EXERCISE -> Retype the listing below line for line, but only from the line with "Recreate this image" down to the line with "159.5, 161, 162.5, 148.5];", inclusive. Pictures stay out.
══ MATERIALS PROVIDED
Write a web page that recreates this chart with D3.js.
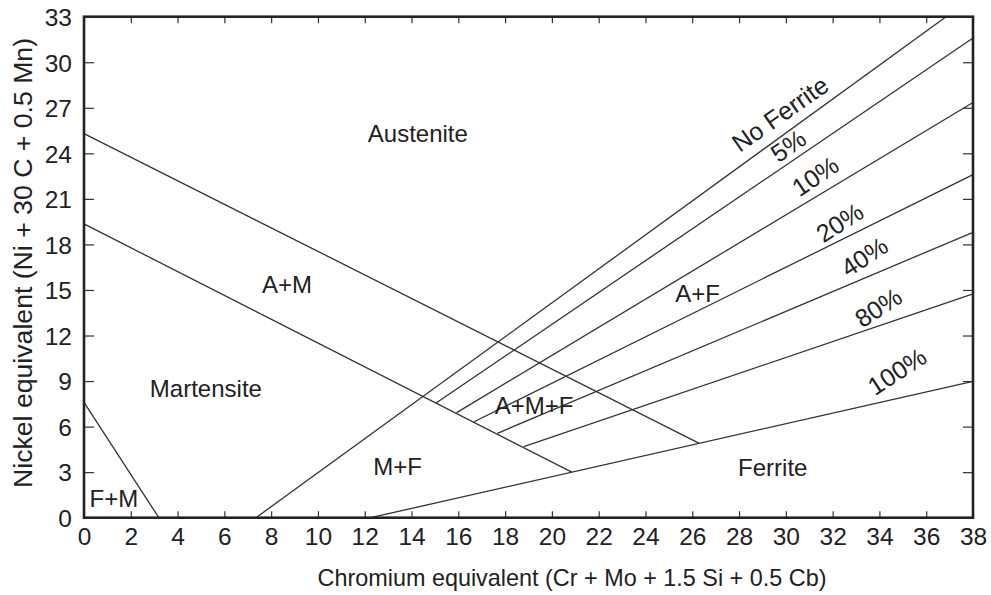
════
══ MATERIALS PROVIDED
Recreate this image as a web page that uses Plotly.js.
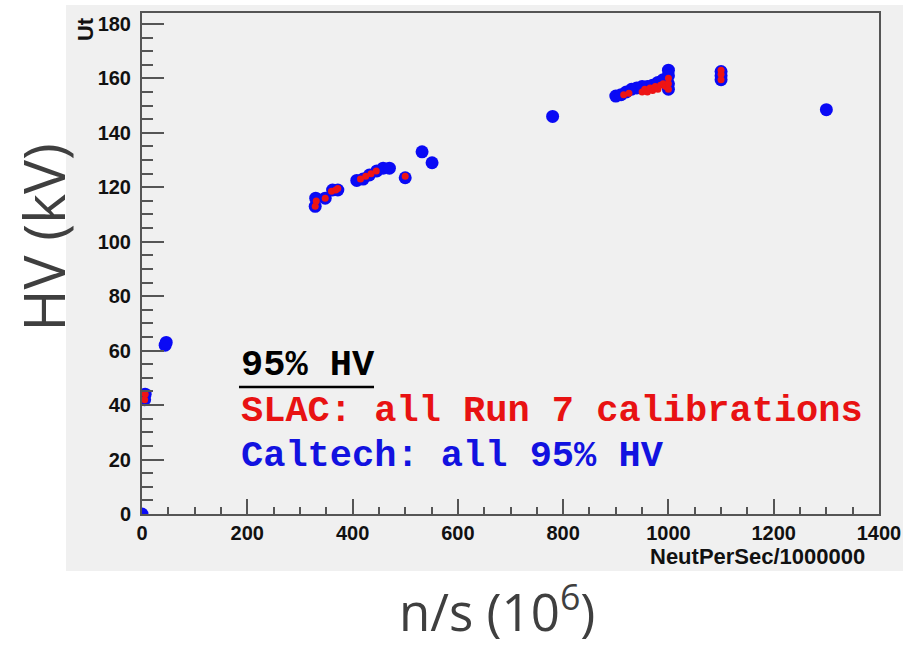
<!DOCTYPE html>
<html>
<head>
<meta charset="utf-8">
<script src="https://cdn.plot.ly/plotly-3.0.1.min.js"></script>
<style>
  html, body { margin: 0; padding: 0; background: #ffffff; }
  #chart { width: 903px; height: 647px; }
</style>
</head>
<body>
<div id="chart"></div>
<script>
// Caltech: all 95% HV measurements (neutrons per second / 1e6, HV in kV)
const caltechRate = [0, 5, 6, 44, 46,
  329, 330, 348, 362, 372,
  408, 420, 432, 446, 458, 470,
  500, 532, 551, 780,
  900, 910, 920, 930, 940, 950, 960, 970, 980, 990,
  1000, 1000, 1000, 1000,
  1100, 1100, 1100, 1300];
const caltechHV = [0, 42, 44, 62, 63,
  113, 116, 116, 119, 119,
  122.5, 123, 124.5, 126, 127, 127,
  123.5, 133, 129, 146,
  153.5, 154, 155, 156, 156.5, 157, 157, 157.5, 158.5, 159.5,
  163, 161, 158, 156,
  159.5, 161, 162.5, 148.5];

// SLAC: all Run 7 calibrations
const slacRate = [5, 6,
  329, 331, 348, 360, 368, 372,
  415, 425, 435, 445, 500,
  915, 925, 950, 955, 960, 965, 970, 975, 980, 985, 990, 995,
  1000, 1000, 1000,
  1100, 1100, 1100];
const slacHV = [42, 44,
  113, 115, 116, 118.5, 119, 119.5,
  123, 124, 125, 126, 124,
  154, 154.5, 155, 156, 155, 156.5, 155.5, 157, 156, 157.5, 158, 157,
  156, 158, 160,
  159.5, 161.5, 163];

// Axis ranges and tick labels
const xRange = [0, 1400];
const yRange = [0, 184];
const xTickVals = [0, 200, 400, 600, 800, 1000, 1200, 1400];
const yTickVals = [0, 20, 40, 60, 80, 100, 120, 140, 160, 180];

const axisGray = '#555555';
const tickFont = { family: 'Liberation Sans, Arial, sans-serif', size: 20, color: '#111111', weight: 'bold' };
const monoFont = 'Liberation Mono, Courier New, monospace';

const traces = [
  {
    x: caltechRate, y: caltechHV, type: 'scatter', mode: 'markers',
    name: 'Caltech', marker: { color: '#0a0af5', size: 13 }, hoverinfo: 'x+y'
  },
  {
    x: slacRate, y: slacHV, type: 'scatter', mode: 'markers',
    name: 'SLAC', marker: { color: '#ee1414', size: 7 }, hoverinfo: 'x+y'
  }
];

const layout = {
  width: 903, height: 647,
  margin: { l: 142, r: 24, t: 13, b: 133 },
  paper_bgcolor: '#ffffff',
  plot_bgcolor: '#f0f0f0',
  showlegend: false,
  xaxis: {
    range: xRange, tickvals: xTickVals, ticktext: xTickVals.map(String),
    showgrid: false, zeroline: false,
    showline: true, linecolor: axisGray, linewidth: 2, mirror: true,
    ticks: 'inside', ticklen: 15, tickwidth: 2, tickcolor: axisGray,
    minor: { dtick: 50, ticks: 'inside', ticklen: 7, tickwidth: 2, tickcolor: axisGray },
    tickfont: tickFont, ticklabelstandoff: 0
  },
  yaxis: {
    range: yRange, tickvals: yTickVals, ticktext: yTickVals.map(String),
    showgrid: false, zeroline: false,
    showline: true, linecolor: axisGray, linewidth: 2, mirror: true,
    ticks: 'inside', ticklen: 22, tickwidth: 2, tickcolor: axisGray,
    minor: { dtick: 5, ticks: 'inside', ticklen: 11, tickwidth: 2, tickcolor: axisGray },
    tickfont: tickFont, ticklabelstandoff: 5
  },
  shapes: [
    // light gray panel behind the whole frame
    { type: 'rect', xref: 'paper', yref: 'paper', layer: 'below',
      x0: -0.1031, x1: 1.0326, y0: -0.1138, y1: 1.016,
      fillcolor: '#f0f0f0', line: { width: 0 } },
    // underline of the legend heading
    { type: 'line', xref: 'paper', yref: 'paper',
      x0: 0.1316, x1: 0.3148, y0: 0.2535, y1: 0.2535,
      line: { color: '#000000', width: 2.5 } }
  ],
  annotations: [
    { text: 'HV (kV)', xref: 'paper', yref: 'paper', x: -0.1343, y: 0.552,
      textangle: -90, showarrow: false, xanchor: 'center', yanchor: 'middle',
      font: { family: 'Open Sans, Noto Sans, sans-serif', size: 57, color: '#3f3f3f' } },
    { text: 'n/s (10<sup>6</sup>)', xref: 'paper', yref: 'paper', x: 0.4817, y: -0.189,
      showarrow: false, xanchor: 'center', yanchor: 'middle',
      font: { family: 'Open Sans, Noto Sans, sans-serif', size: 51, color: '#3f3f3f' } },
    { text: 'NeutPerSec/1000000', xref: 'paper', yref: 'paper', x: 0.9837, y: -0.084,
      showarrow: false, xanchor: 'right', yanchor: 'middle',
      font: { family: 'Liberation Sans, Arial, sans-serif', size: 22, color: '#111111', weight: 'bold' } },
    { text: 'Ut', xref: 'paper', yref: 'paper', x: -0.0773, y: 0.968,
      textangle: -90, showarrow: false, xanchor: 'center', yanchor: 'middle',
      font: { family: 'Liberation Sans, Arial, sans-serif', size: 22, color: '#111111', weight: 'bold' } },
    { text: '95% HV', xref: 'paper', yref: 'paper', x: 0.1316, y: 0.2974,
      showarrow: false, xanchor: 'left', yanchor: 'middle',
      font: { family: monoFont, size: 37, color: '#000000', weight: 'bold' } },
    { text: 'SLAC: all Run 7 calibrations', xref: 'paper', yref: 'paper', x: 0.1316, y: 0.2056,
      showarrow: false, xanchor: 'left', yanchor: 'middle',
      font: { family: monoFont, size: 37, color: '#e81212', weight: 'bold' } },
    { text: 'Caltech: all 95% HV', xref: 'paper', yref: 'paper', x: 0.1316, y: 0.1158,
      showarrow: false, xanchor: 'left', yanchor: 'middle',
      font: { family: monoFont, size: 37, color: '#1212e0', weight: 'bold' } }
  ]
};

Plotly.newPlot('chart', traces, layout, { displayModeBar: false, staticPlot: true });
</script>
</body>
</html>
════
══ MATERIALS PROVIDED
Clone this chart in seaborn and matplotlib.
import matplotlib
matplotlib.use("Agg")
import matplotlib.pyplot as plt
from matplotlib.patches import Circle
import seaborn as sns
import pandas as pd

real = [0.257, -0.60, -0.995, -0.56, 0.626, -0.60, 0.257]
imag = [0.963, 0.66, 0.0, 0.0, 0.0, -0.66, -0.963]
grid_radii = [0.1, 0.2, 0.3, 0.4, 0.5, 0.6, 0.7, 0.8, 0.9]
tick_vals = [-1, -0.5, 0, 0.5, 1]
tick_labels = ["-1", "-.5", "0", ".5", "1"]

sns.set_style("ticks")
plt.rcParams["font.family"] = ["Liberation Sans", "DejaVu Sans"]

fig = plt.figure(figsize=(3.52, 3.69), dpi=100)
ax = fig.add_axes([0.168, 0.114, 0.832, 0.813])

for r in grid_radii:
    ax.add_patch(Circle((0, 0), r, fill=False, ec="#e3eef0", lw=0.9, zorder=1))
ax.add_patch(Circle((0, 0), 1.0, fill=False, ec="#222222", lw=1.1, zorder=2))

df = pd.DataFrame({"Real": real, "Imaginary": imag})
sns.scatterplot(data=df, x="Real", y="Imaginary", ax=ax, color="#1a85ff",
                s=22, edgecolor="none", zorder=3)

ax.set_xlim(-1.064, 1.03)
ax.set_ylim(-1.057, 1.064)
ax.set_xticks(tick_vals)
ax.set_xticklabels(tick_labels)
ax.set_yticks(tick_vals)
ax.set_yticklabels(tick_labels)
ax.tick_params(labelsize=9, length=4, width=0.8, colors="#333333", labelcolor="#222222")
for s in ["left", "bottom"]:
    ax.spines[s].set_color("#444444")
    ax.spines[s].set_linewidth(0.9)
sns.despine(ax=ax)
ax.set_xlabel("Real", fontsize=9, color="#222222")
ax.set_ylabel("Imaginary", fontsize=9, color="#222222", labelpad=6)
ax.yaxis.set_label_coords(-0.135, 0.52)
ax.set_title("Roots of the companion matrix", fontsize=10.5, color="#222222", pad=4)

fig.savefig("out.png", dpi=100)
════
SOLUTION TO THE PROBLEM ->
Recreate this image as a web page that uses Plotly.js.
<!DOCTYPE html>
<html>
<head>
<meta charset="utf-8">
<script src="https://cdn.plot.ly/plotly-3.0.1.min.js"></script>
<style>
  html, body { margin: 0; padding: 0; background: #ffffff; }
  #chart { width: 903px; height: 647px; }
</style>
</head>
<body>
<div id="chart"></div>
<script>
// Caltech: all 95% HV measurements (neutrons per second / 1e6, HV in kV)
const caltechRate = [0, 5, 6, 44, 46,
  329, 330, 348, 362, 372,
  408, 420, 432, 446, 458, 470,
  500, 532, 551, 780,
  900, 910, 920, 930, 940, 950, 960, 970, 980, 990,
  1000, 1000, 1000, 1000,
  1100, 1100, 1100, 1300];
const caltechHV = [0, 42, 44, 62, 63,
  113, 116, 116, 119, 119,
  122.5, 123, 124.5, 126, 127, 127,
  123.5, 133, 129, 146,
  153.5, 154, 155, 156, 156.5, 157, 157, 157.5, 158.5, 159.5,
  163, 161, 158, 156,
  159.5, 161, 162.5, 148.5];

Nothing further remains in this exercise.